_Work to complete_. Copy the lines below as they are; omit the images they contain.

_Data_.
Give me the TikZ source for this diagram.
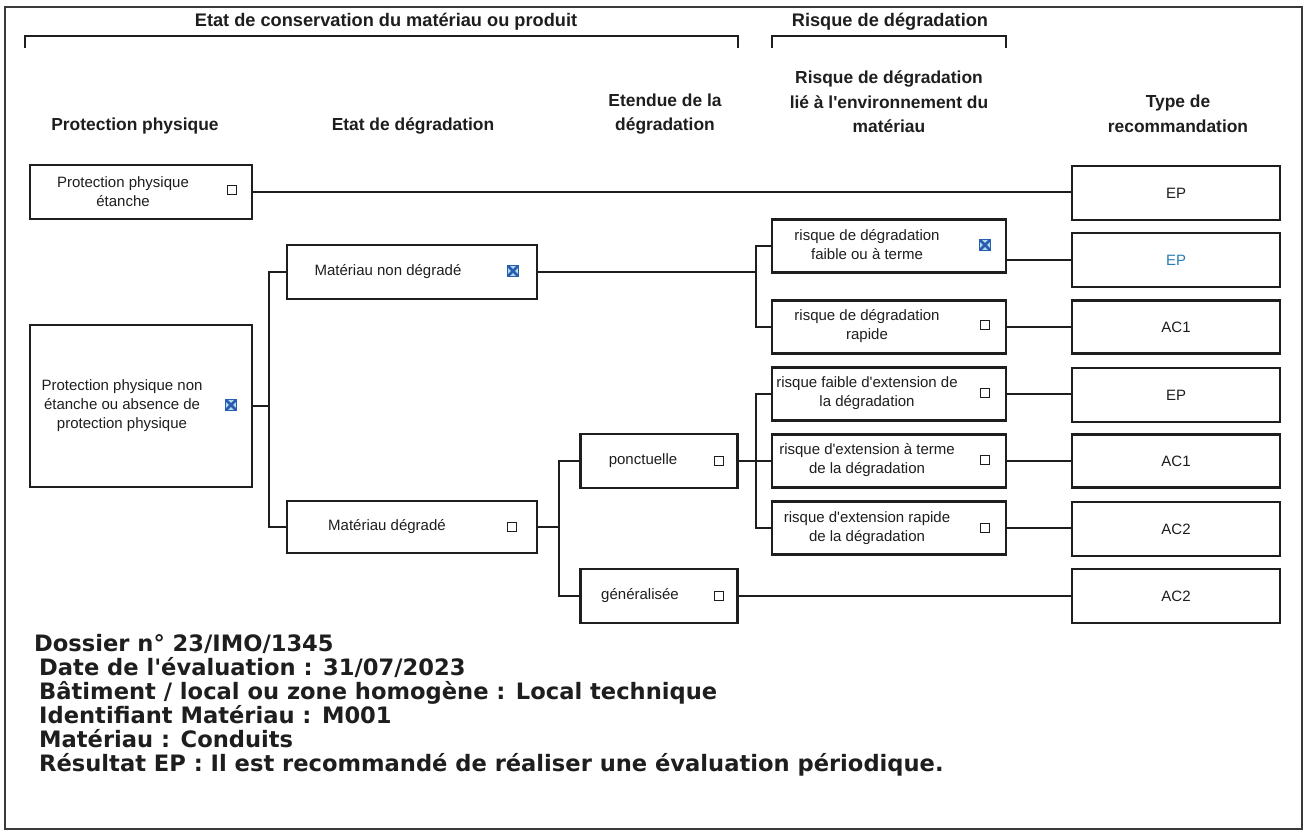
\documentclass[tikz,border=0pt]{standalone}
\usepackage{fontspec}
\setmainfont{Liberation Sans}
\newfontfamily\arialf{Liberation Sans}
\newfontfamily\vfont{DejaVu Sans}
\definecolor{ink}{HTML}{1E1E1E}
\definecolor{frame}{HTML}{3A3A3A}
\definecolor{xblue}{HTML}{2A5DB0}
\definecolor{xcyan}{HTML}{7CC8E4}
\definecolor{epblue}{HTML}{2B7CB5}
\tikzset{
  box/.style={draw=ink, line width=2.2pt, rectangle, inner sep=0pt},
  btxt/.style={font=\arialf\fontsize{15}{19}\selectfont, align=center, inner sep=0pt, text=ink},
  htxt/.style={font=\arialf\bfseries\fontsize{17.4}{24.5}\selectfont, align=center, inner sep=0pt, text=ink},
  ttxt/.style={font=\arialf\bfseries\fontsize{18.2}{24.5}\selectfont, align=center, inner sep=0pt, text=ink},
  cb/.style={draw=ink, line width=1pt, minimum size=9pt, inner sep=0pt, rectangle},
  cbx/.style={draw=xblue, fill=xcyan!60, line width=1.2pt, minimum size=11.5pt, inner sep=0pt, rectangle,
    path picture={\draw[xblue, line width=2.6pt] (path picture bounding box.north west) -- (path picture bounding box.south east)
      (path picture bounding box.north east) -- (path picture bounding box.south west);}},
  wire/.style={draw=ink, line width=2.2pt},
  brk/.style={draw=ink, line width=2pt},
}
\begin{document}
\begin{tikzpicture}[x=1pt,y=-1pt]
\fill[white] (0,0) rectangle (1308,831);
\useasboundingbox (0,0) rectangle (1308,831);
\draw[frame, line width=2.2pt] (5,7) rectangle (1302,829);

% header titles and brackets
\node[ttxt] (h-cons) at (386,22) {Etat de conservation du matériau ou produit};
\node[ttxt] (h-risk) at (890,22) {Risque de dégradation};
\draw[brk] (25,48) -- (25,36) -- (738,36) -- (738,48);
\draw[brk] (772,48) -- (772,36) -- (1006,36) -- (1006,48);

% column headers
\node[htxt] (c1) at (135,126) {Protection physique};
\node[htxt] (c2) at (413,126) {Etat de dégradation};
\node[htxt] (c3) at (665,114) {Etendue de la\\dégradation};
\node[htxt] (c4) at (889,102) {Risque de dégradation\\lié à l'environnement du\\matériau};
\node[htxt] (c5) at (1178,114) {Type de\\recommandation};

% boxes
\node[box, minimum width=222pt, minimum height=54pt] (ppe) at (141,192) {};
\node[box, minimum width=222pt, minimum height=162pt] (ppne) at (141,406) {};
\node[box, minimum width=250pt, minimum height=54pt] (mnd) at (412,272) {};
\node[box, minimum width=250pt, minimum height=52pt] (md) at (412,527) {};
\node[box, minimum width=157pt, minimum height=54pt] (ponc) at (659,461) {};
\node[box, minimum width=157pt, minimum height=54pt] (gen) at (659,596) {};
\node[box, minimum width=234pt, minimum height=53pt] (r1) at (889,246) {};
\node[box, minimum width=234pt, minimum height=53pt] (r2) at (889,327) {};
\node[box, minimum width=234pt, minimum height=53pt] (r3) at (889,394) {};
\node[box, minimum width=234pt, minimum height=53pt] (r4) at (889,461) {};
\node[box, minimum width=234pt, minimum height=53pt] (r5) at (889,528) {};
\node[box, minimum width=208pt, minimum height=54pt] (t1) at (1176,193) {};
\node[box, minimum width=208pt, minimum height=54pt] (t2) at (1176,260) {};
\node[box, minimum width=208pt, minimum height=53pt] (t3) at (1176,327) {};
\node[box, minimum width=208pt, minimum height=54pt] (t4) at (1176,395) {};
\node[box, minimum width=208pt, minimum height=53pt] (t5) at (1176,461) {};
\node[box, minimum width=208pt, minimum height=54pt] (t6) at (1176,529) {};
\node[box, minimum width=208pt, minimum height=54pt] (t7) at (1176,596) {};

% box texts
\node[btxt] (ppe-t) at (123,192) {Protection physique\\étanche};
\node[btxt] (ppne-t) at (122,406) {Protection physique non\\étanche ou absence de\\protection physique};
\node[btxt] (mnd-t) at (388,272) {Matériau non dégradé};
\node[btxt] (md-t) at (387,527) {Matériau dégradé};
\node[btxt] (ponc-t) at (643,461) {ponctuelle};
\node[btxt] (gen-t) at (640,596) {généralisée};
\node[btxt] (r1-t) at (867,245) {risque de dégradation\\faible ou à terme};
\node[btxt] (r2-t) at (867,326) {risque de dégradation\\rapide};
\node[btxt] (r3-t) at (867,393) {risque faible d'extension de\\la dégradation};
\node[btxt] (r4-t) at (867,460) {risque d'extension à terme\\de la dégradation};
\node[btxt] (r5-t) at (867,528) {risque d'extension rapide\\de la dégradation};
\node[btxt] (t1-t) at (t1) {EP};
\node[btxt, text=epblue] (t2-t) at (t2) {EP};
\node[btxt] (t3-t) at (t3) {AC1};
\node[btxt] (t4-t) at (t4) {EP};
\node[btxt] (t5-t) at (t5) {AC1};
\node[btxt] (t6-t) at (t6) {AC2};
\node[btxt] (t7-t) at (t7) {AC2};

% check boxes
\node[cb] (ppe-c) at (232,190) {};
\node[cbx] (ppne-c) at (231,405) {};
\node[cbx] (mnd-c) at (513,271) {};
\node[cb] (md-c) at (512,527) {};
\node[cb] (ponc-c) at (719,461) {};
\node[cb] (gen-c) at (719,596) {};
\node[cbx] (r1-c) at (985,245) {};
\node[cb] (r2-c) at (985,325) {};
\node[cb] (r3-c) at (985,393) {};
\node[cb] (r4-c) at (985,460) {};
\node[cb] (r5-c) at (985,528) {};

% bus coordinates
\coordinate (b1) at (269,0);
\coordinate (b2) at (756,0);
\coordinate (b3) at (559,0);

% connectors
\draw[wire] (ppe.east) -- (ppe.east -| t1.west);
\draw[wire] (ppne.east) -- (ppne.east -| b1);
\draw[wire] (mnd.west) -- (mnd.west -| b1) |- (md.west);
\draw[wire] (mnd.east) -- (mnd.east -| b2);
\draw[wire] (r1.west) -- (r1.west -| b2) |- (r2.west);
\draw[wire] (md.east) -- (md.east -| b3);
\draw[wire] (ponc.west) -- (ponc.west -| b3) |- (gen.west);
\draw[wire] (ponc.east) -- (ponc.east -| b2);
\draw[wire] (r3.west) -- (r3.west -| b2) |- (r5.west);
\draw[wire] (r4.west) -- (r4.west -| b2);
\draw[wire] (t2.west) -- (t2.west -| r1.east);
\draw[wire] (r2.east) -- (r2.east -| t3.west);
\draw[wire] (r3.east) -- (r3.east -| t4.west);
\draw[wire] (r4.east) -- (r4.east -| t5.west);
\draw[wire] (r5.east) -- (r5.east -| t6.west);
\draw[wire] (gen.east) -- (gen.east -| t7.west);

% footer
\node[anchor=west, align=left, inner sep=0pt, text=ink, font=\vfont\bfseries\fontsize{22.6}{24}\selectfont] (info) at (34,705)
{Dossier n° 23/IMO/1345\\
\hspace*{5pt}Date de l'évaluation : 31/07/2023\\
\hspace*{5pt}Bâtiment / local ou zone homogène : Local technique\\
\hspace*{5pt}Identifiant Matériau : M001\\
\hspace*{5pt}Matériau : Conduits\\
\hspace*{5pt}Résultat EP : Il est recommandé de réaliser une évaluation périodique.};
\end{tikzpicture}
\end{document}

_Result of the exercise_.
Give me the TikZ source for this diagram.
\documentclass[tikz,border=0pt]{standalone}
\usepackage{fontspec}
\setmainfont{Liberation Sans}
\newfontfamily\arialf{Liberation Sans}
\newfontfamily\vfont{DejaVu Sans}
\definecolor{ink}{HTML}{1E1E1E}
\definecolor{frame}{HTML}{3A3A3A}
\definecolor{xblue}{HTML}{2A5DB0}
\definecolor{xcyan}{HTML}{7CC8E4}
\definecolor{epblue}{HTML}{2B7CB5}
\tikzset{
  box/.style={draw=ink, line width=2.2pt, rectangle, inner sep=0pt},
  btxt/.style={font=\arialf\fontsize{15}{19}\selectfont, align=center, inner sep=0pt, text=ink},
  htxt/.style={font=\arialf\bfseries\fontsize{17.4}{24.5}\selectfont, align=center, inner sep=0pt, text=ink},
  ttxt/.style={font=\arialf\bfseries\fontsize{18.2}{24.5}\selectfont, align=center, inner sep=0pt, text=ink},
  cb/.style={draw=ink, line width=1pt, minimum size=9pt, inner sep=0pt, rectangle},
  cbx/.style={draw=xblue, fill=xcyan!60, line width=1.2pt, minimum size=11.5pt, inner sep=0pt, rectangle,
    path picture={\draw[xblue, line width=2.6pt] (path picture bounding box.north west) -- (path picture bounding box.south east)
      (path picture bounding box.north east) -- (path picture bounding box.south west);}},
  wire/.style={draw=ink, line width=2.2pt},
  brk/.style={draw=ink, line width=2pt},
}
\begin{document}
\begin{tikzpicture}[x=1pt,y=-1pt]
\fill[white] (0,0) rectangle (1308,831);
\useasboundingbox (0,0) rectangle (1308,831);
\draw[frame, line width=2.2pt] (5,7) rectangle (1302,829);

% header titles and brackets
\node[ttxt] (h-cons) at (386,22) {Etat de conservation du matériau ou produit};
\node[ttxt] (h-risk) at (890,22) {Risque de dégradation};
\draw[brk] (25,48) -- (25,36) -- (738,36) -- (738,48);
\draw[brk] (772,48) -- (772,36) -- (1006,36) -- (1006,48);

% column headers
\node[htxt] (c1) at (135,126) {Protection physique};
\node[htxt] (c2) at (413,126) {Etat de dégradation};
\node[htxt] (c3) at (665,114) {Etendue de la\\dégradation};
\node[htxt] (c4) at (889,102) {Risque de dégradation\\lié à l'environnement du\\matériau};
\node[htxt] (c5) at (1178,114) {Type de\\recommandation};

% boxes
\node[box, minimum width=222pt, minimum height=54pt] (ppe) at (141,192) {};
\node[box, minimum width=222pt, minimum height=162pt] (ppne) at (141,406) {};
\node[box, minimum width=250pt, minimum height=54pt] (mnd) at (412,272) {};
\node[box, minimum width=250pt, minimum height=52pt] (md) at (412,527) {};
\node[box, minimum width=157pt, minimum height=54pt] (ponc) at (659,461) {};
\node[box, minimum width=157pt, minimum height=54pt] (gen) at (659,596) {};
\node[box, minimum width=234pt, minimum height=53pt] (r1) at (889,246) {};
\node[box, minimum width=234pt, minimum height=53pt] (r2) at (889,327) {};
\node[box, minimum width=234pt, minimum height=53pt] (r3) at (889,394) {};
\node[box, minimum width=234pt, minimum height=53pt] (r4) at (889,461) {};
\node[box, minimum width=234pt, minimum height=53pt] (r5) at (889,528) {};
\node[box, minimum width=208pt, minimum height=54pt] (t1) at (1176,193) {};
\node[box, minimum width=208pt, minimum height=54pt] (t2) at (1176,260) {};
\node[box, minimum width=208pt, minimum height=53pt] (t3) at (1176,327) {};
\node[box, minimum width=208pt, minimum height=54pt] (t4) at (1176,395) {};
\node[box, minimum width=208pt, minimum height=53pt] (t5) at (1176,461) {};
\node[box, minimum width=208pt, minimum height=54pt] (t6) at (1176,529) {};
\node[box, minimum width=208pt, minimum height=54pt] (t7) at (1176,596) {};

% box texts
\node[btxt] (ppe-t) at (123,192) {Protection physique\\étanche};
\node[btxt] (ppne-t) at (122,406) {Protection physique non\\étanche ou absence de\\protection physique};
\node[btxt] (mnd-t) at (388,272) {Matériau non dégradé};
\node[btxt] (md-t) at (387,527) {Matériau dégradé};
\node[btxt] (ponc-t) at (643,461) {ponctuelle};
\node[btxt] (gen-t) at (640,596) {généralisée};
\node[btxt] (r1-t) at (867,245) {risque de dégradation\\faible ou à terme};
\node[btxt] (r2-t) at (867,326) {risque de dégradation\\rapide};
\node[btxt] (r3-t) at (867,393) {risque faible d'extension de\\la dégradation};
\node[btxt] (r4-t) at (867,460) {risque d'extension à terme\\de la dégradation};
\node[btxt] (r5-t) at (867,528) {risque d'extension rapide\\de la dégradation};
\node[btxt] (t1-t) at (t1) {EP};
\node[btxt, text=epblue] (t2-t) at (t2) {EP};
\node[btxt] (t3-t) at (t3) {AC1};
\node[btxt] (t4-t) at (t4) {EP};
\node[btxt] (t5-t) at (t5) {AC1};
\node[btxt] (t6-t) at (t6) {AC2};
\node[btxt] (t7-t) at (t7) {AC2};

% check boxes
\node[cb] (ppe-c) at (232,190) {};
\node[cbx] (ppne-c) at (231,405) {};
\node[cbx] (mnd-c) at (513,271) {};
\node[cb] (md-c) at (512,527) {};
\node[cb] (ponc-c) at (719,461) {};
\node[cb] (gen-c) at (719,596) {};
\node[cbx] (r1-c) at (985,245) {};
\node[cb] (r2-c) at (985,325) {};
\node[cb] (r3-c) at (985,393) {};
\node[cb] (r4-c) at (985,460) {};
\node[cb] (r5-c) at (985,528) {};

% bus coordinates
\coordinate (b1) at (269,0);
\coordinate (b2) at (756,0);
\coordinate (b3) at (559,0);

% connectors
\draw[wire] (ppe.east) -- (ppe.east -| t1.west);
\draw[wire] (ppne.east) -- (ppne.east -| b1);
\draw[wire] (mnd.west) -- (mnd.west -| b1) |- (md.west);
\draw[wire] (mnd.east) -- (mnd.east -| b2);
\draw[wire] (r1.west) -- (r1.west -| b2) |- (r2.west);
\draw[wire] (md.east) -- (md.east -| b3);
\draw[wire] (ponc.west) -- (ponc.west -| b3) |- (gen.west);
\draw[wire] (ponc.east) -- (ponc.east -| b2);
\draw[wire] (r3.west) -- (r3.west -| b2) |- (r5.west);
\draw[wire] (r4.west) -- (r4.west -| b2);
\draw[wire] (t2.west) -- (t2.west -| r1.east);
\draw[wire] (r2.east) -- (r2.east -| t3.west);
\draw[wire] (r3.east) -- (r3.east -| t4.west);
\draw[wire] (r4.east) -- (r4.east -| t5.west);
\draw[wire] (r5.east) -- (r5.east -| t6.west);
\draw[wire] (gen.east) -- (gen.east -| t7.west);

% footer
\node[anchor=west, align=left, inner sep=0pt, text=ink, font=\vfont\bfseries\fontsize{22.6}{24}\selectfont] (info) at (34,705)
{Dossier n° 23/IMO/1345\\
\hspace*{5pt}Date de l'évaluation : 31/07/2023\\
\hspace*{5pt}Bâtiment / local ou zone homogène : Local technique\\
\hspace*{5pt}Identifiant Matériau : M001\\
\hspace*{5pt}Matériau : Conduits\\
\hspace*{5pt}Résultat EP : Il est recommandé de réaliser une évaluation périodique.};
\end{tikzpicture}
\end{document}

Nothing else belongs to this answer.